--- Start Records provided ---
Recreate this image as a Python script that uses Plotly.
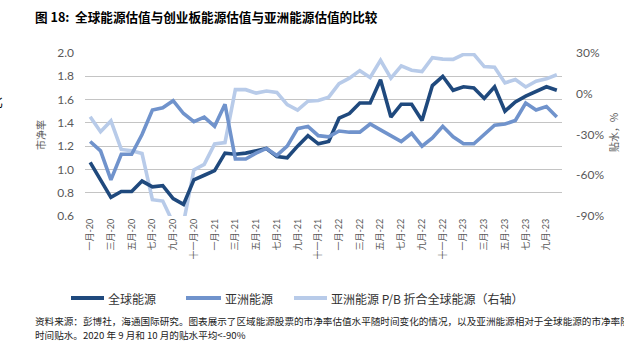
import plotly.graph_objects as go

# ---- data -------------------------------------------------------------
MONTH_NAMES = ["一月", "二月", "三月", "四月", "五月", "六月",
               "七月", "八月", "九月", "十月", "十一月", "十二月"]
YEARS = ["20", "21", "22", "23"]
# monthly observations, Jan-2020 .. Oct-2023
months = [f"{m}-{y}" for y in YEARS for m in MONTH_NAMES][:46]
tick_labels = months[0:45:2]

# price-to-book, global energy
global_pb = [1.06, 0.91, 0.76, 0.81, 0.81, 0.90, 0.85, 0.86, 0.75, 0.70,
             0.91, 0.95, 0.99, 1.14, 1.13, 1.14, 1.16, 1.18, 1.11, 1.10,
             1.20, 1.29, 1.22, 1.24, 1.44, 1.48, 1.57, 1.57, 1.77, 1.45,
             1.56, 1.56, 1.42, 1.72, 1.80, 1.68, 1.71, 1.70, 1.61, 1.71,
             1.50, 1.58, 1.63, 1.67, 1.71, 1.68]
# price-to-book, Asia energy
asia_pb = [1.24, 1.16, 0.91, 1.13, 1.13, 1.30, 1.51, 1.53, 1.59, 1.48,
           1.41, 1.45, 1.37, 1.56, 1.09, 1.09, 1.14, 1.18, 1.12, 1.20,
           1.35, 1.37, 1.29, 1.28, 1.33, 1.32, 1.32, 1.39, 1.34, 1.29,
           1.24, 1.31, 1.20, 1.27, 1.37, 1.28, 1.22, 1.22, 1.30, 1.38,
           1.39, 1.42, 1.57, 1.51, 1.54, 1.45]
# discount of Asia P/B vs global P/B, % (Sep/Oct 2020 below -90%)
asia_discount = [-17, -28, -20, -41, -42, -44, -78, -79, -95, -95,
                 -56, -52, -37, -36, 3, 3, 0.5, 2, 1, -8,
                 -12, -5.5, -5, -2.5, 7.5, 11.5, 17, 12, 24.6, 11.5,
                 20.5, 17.3, 16.3, 26.5, 25.5, 25.3, 29, 29, 20, 19.5,
                 8, 10.5, 5, 9.2, 11, 14]

discount_ticks = [-90, -60, -30, 0, 30]
discount_tick_text = ["-90%", "-60%", "-30%", "0%", "30%"]

series_names = ["全球能源", "亚洲能源", "亚洲能源 P/B 折合全球能源（右轴）"]
colors = ["#1F497D", "#7093CC", "#B8CBE9"]

# ---- geometry ---------------------------------------------------------
W, H = 624, 347
L, R, T, B = 85, 562, 53, 216
CJK = "Noto Sans CJK SC"
NUM = "Lato, Noto Sans CJK SC"
GREY = "#595959"


def px(x):
    return (x - L) / (R - L)


def py(y):
    return (B - y) / (B - T)


fig = go.Figure()

# discount line sits on the primary axis (right side) so it is drawn underneath
fig.add_trace(go.Scatter(x=months, y=asia_discount, mode="lines", name=series_names[2],
                         line=dict(color=colors[2], width=3.6), yaxis="y"))
fig.add_trace(go.Scatter(x=months, y=global_pb, mode="lines", name=series_names[0],
                         line=dict(color=colors[0], width=3.6), yaxis="y2"))
fig.add_trace(go.Scatter(x=months, y=asia_pb, mode="lines", name=series_names[1],
                         line=dict(color=colors[1], width=3.6), yaxis="y2"))

fig.update_layout(
    width=W, height=H,
    margin=dict(l=L, r=W - R, t=T, b=H - B),
    paper_bgcolor="white", plot_bgcolor="white",
    showlegend=False,
    xaxis=dict(
        type="category", range=[-0.5, 45.5],
        tickmode="array", tickvals=tick_labels, ticktext=tick_labels,
        tickangle=-90, tickfont=dict(family=NUM, size=9, color=GREY),
        showgrid=False, zeroline=False, showline=False, ticks="",
    ),
    yaxis=dict(
        side="right", range=[-90, 30],
        tickmode="array", tickvals=discount_ticks, ticktext=discount_tick_text,
        tickfont=dict(family=NUM, size=12, color=GREY),
        showgrid=False, zeroline=False, showline=False, ticks="",
        ticklabelstandoff=13,
    ),
    yaxis2=dict(
        overlaying="y", side="left", range=[0.6, 2.0], dtick=0.2, tick0=0.6,
        tickformat=".1f", tickfont=dict(family=NUM, size=12, color=GREY),
        showgrid=True, gridcolor="#C4C4C4", gridwidth=1.4,
        zeroline=False, showline=False, ticks="", ticklabelstandoff=10,
    ),
)

annotations = [
    dict(x=px(33), y=py(17), xanchor="left", yanchor="middle",
         text="<b>图 18:  全球能源估值与创业板能源估值与亚洲能源估值的比较</b>",
         font=dict(family=CJK, size=12.6, color="#000000")),
    dict(x=px(5), y=py(100), xanchor="right", yanchor="middle", text="比",
         font=dict(family=CJK, size=13, color="#000000")),
    dict(x=px(40), y=py(135), xanchor="center", yanchor="middle", text="市净率",
         textangle=-90, font=dict(family=CJK, size=10, color=GREY)),
    dict(x=px(613), y=py(133), xanchor="center", yanchor="middle", text="贴水，%",
         textangle=-90, font=dict(family=CJK, size=10, color=GREY)),
    dict(x=px(33), y=py(321), xanchor="left", yanchor="middle",
         text="资料来源：彭博社，海通国际研究。图表展示了区域能源股票的市净率估值水平随时间变化的情况，以及亚洲能源相对于全球能源的市净率随",
         font=dict(family=CJK, size=9.6, color="#222222")),
    dict(x=px(33), y=py(334.5), xanchor="left", yanchor="middle",
         text="时间贴水。2020 年 9 月和 10 月的贴水平均<-90%",
         font=dict(family=CJK, size=9.6, color="#222222")),
]

# legend drawn as swatch + label pairs
legend_pos = [(71, 104), (186, 221), (294, 327)]
shapes = []
for (x0, x1), name, col in zip(legend_pos, series_names, colors):
    shapes.append(dict(type="line", xref="paper", yref="paper",
                       x0=px(x0), x1=px(x1), y0=py(298), y1=py(298),
                       line=dict(color=col, width=4)))
    annotations.append(dict(x=px(x1 + 2), y=py(298), xanchor="left", yanchor="middle",
                            text=name, font=dict(family=CJK, size=12, color="#333333")))

for a in annotations:
    a.update(xref="paper", yref="paper", showarrow=False)

fig.update_layout(annotations=annotations, shapes=shapes)

fig.write_html("out.html")
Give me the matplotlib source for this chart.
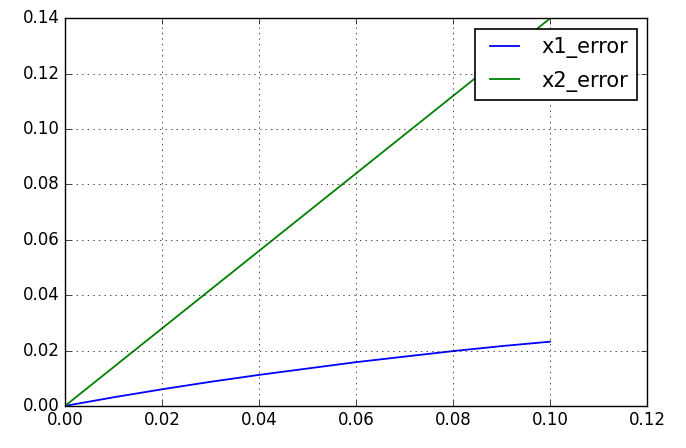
import matplotlib
matplotlib.use("Agg")
import matplotlib.pyplot as plt

plt.style.use("classic")

# values
x = [0.0, 0.01, 0.02, 0.03, 0.04, 0.05, 0.06, 0.07, 0.08, 0.09, 0.10]
x1_error = [0.0, 0.0031, 0.0060, 0.0087, 0.0112, 0.0135, 0.0158, 0.0178, 0.0198, 0.0216, 0.0232]
x2_error = [0.0, 0.014, 0.028, 0.042, 0.056, 0.070, 0.084, 0.098, 0.112, 0.126, 0.140]

fig = plt.figure(figsize=(6.86, 4.48), dpi=100, facecolor="white")
ax = fig.add_axes([0.0948, 0.094, 0.8485, 0.865])

ax.plot(x, x1_error, label="x1_error", lw=1.3)
ax.plot(x, x2_error, label="x2_error", lw=1.3)

ax.set_xlim(0, 0.12)
ax.set_ylim(0, 0.14)
ax.grid(True)
leg = ax.legend(loc="upper right", fontsize=15, labelspacing=0.6)
leg.get_frame().set_linewidth(1.2)

fig.savefig("out.png", dpi=100, facecolor="white")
--- End Records provided ---
Find every line that has "this" in it, then return those lines.

**Exercise answer:**
Recreate this image as a Python script that uses Plotly.
Give me the matplotlib source for this chart.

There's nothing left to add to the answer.